Greater Bay Goes Coast-al With $125m Santa Cruz Buy

Add Coast Bancorp to Greater Bay Bancorp's fast-growing roster of Northern California community banks.

Palo Alto, Calif.-based Greater Bay announced a deal late Tuesday to buy $350 million-asset Coast Bancorp of Santa Cruz for $125 million of stock. The pooling-of-interests deal is the fourth - and most expensive - announced by $2.6 billion-asset Greater Bay this year and continues its aggressive push to expand before regulators close the window on pooling acquisitions. Under terms of the deal, Greater Bay would pay 4.1 times Coast's book value and 19.4 times its forward earnings. On average, Greater Bay has been paying sellers roughly 3.35 times their book value.

The deal is the first in which Greater Bay has crossed the Santa Cruz Mountains, which separate California's coastline from Silicon Valley, to make an acquisition.

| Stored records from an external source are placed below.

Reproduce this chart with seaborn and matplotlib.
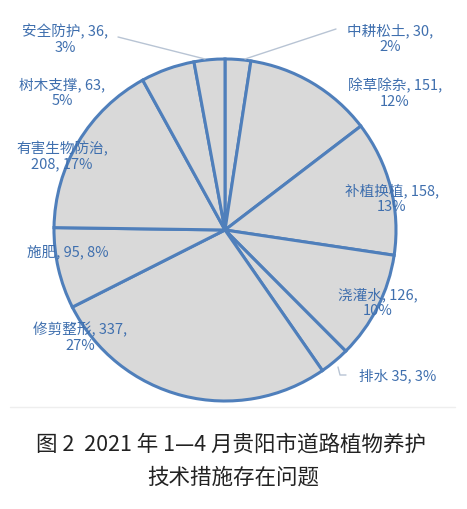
import matplotlib
matplotlib.use("Agg")
import matplotlib.pyplot as plt
import seaborn as sns

sns.set_theme(style="white")
plt.rcParams['font.family'] = ['Noto Sans CJK SC', 'DejaVu Sans']

categories = ["中耕松土", "除草除杂", "补植换植", "浇灌水", "排水",
              "修剪整形", "施肥", "有害生物防治", "树木支撑", "安全防护"]
values = [30, 151, 158, 126, 35, 337, 95, 208, 63, 36]
percents = ["2%", "12%", "13%", "10%", "3%", "27%", "8%", "17%", "5%", "3%"]
caption_lines = ["图 2  2021 年 1—4 月贵阳市道路植物养护", "技术措施存在问题"]

# label layout (pixel coords from top-left) and line breaks
label_pos = [(390, 39), (395, 93), (392, 199), (378, 303), (398, 376),
             (80, 337), (68, 252), (62, 156), (62, 93), (65, 39)]
label_fmt = ["{n}, {v},\n{p}", "{n}, {v},\n{p}", "{n}, {v},\n{p}", "{n}, {v},\n{p}",
             "{n} {v}, {p}", "{n}, {v},\n{p}", "{n}, {v}, {p}", "{n},\n{v}, {p}",
             "{n}, {v},\n{p}", "{n}, {v},\n{p}"]

W, H = 467, 510
fig = plt.figure(figsize=(W / 100, H / 100), dpi=100)
ax = fig.add_axes([0, 0, 1, 1])

blue = "#4f7fbb"
ax.pie(values, startangle=90, counterclock=False, center=(225, H - 231), radius=171,
       colors=["#d9d9d9"] * len(values),
       wedgeprops=dict(edgecolor=blue, linewidth=2.2), frame=True)
ax.set_xlim(0, W)
ax.set_ylim(0, H)
ax.axis("off")

txt_color = "#3f6fae"
for i, (x, y) in enumerate(label_pos):
    s = label_fmt[i].format(n=categories[i], v=values[i], p=percents[i])
    ax.text(x, H - y, s, ha="center", va="center", fontsize=10.5, color=txt_color,
            linespacing=1.15)

# leader lines
lc = "#b8c4d4"
ax.plot([118, 205], [H - 38, H - 60], color=lc, lw=1)
ax.plot([336, 245], [H - 30, H - 60], color=lc, lw=1)
ax.plot([338, 340, 346], [H - 368, H - 376, H - 376], color=lc, lw=1)

# faint chart border
ax.plot([10, 455], [H - 408, H - 408], color="#eeeeee", lw=1)

ax.text(W / 2 - 2, H - 445, caption_lines[0], ha="center", va="center",
        fontsize=15.5, color="#222222")
ax.text(W / 2, H - 478, caption_lines[1], ha="center", va="center",
        fontsize=15.5, color="#222222")

fig.savefig("out.png", dpi=100)
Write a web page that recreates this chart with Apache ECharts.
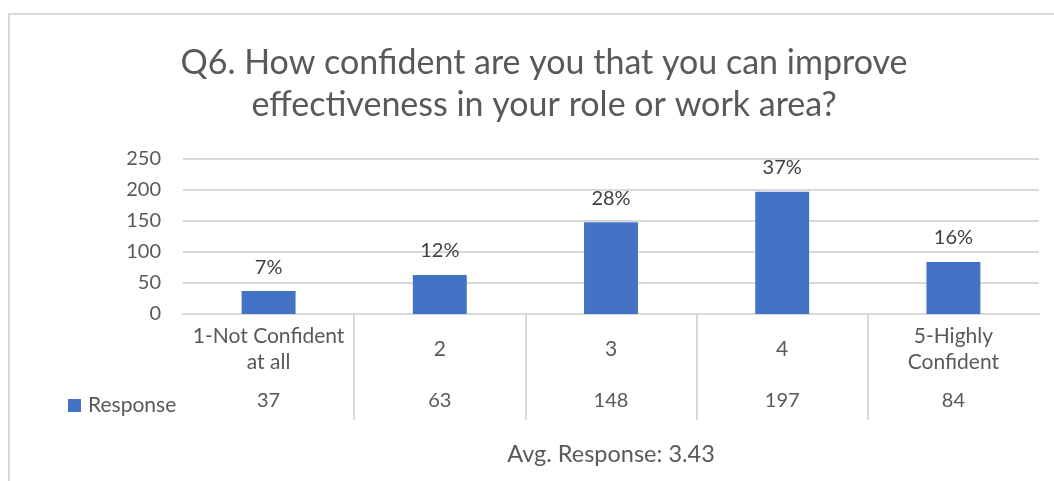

Coast, parent of Coast Commercial Bank, operates five branches in and around Santa Cruz. Founded in 1982, it is one of the region's leading small-business lenders, ranking among the top eight SBA lenders in California in fiscal year 1999 and among the top 50 in the United States.

Greater Bay's president and chief executive officer David L. Kalkbrenner said his company was attracted to Coast by its solid reputation, dominant position around Santa Cruz, and strong management.

"Coast Bancorp is among the top-rated California banks for safety, strength, and performance," said Mr. Kalkbrenner. "It is a quality institution … that has demonstrated success year after year."

Investors were less enthusiastic, however. Greater Bay's stock was trading down 5%, at $38.1875 a share, on heavy volume late Wednesday.

Still, analysts said Greater Bay is paying a fair price, asserting that it could squeeze out 15% to 20% of cost savings by consolidating Coast's back-office operations. They also pointed out that Coast is a strong performer: Through Sept. 30 it had a return on assets of 2.2% and return on equity of 22.5%. These numbers should only improve, they said, with a higher legal lending limit and a wider selection of products.

"Coast is a great little company," said David Winton, an analyst at Keefe, Bruyette & Woods Inc. in New York. "Its fundamentals are at least as good as Greater Bay's."

So far this year, Greater Bay has made four deals worth a combined $246 million of stock. Once all the deals have closed, Greater Bay will have added more than $800 million of assets and 13 branches.

More acquisitions could be in the pipeline. Sources said Greater Bay is still on the prowl and that it would like to wrap up at least three more deals before the expected elimination of pooling-of-interests accounting in January 2001.

Coast shareholders would get 0.675 share of Greater Bay stock for each share they own, if Greater Bay's average closing stock price is between $32.84 and $38.16. The deal is expected to close early in the second quarter.

Under Greater Bay's "super community" banking structure, Coast will operate as a subsidiary of Greater Bay and retain its name, board of directors, and senior management team.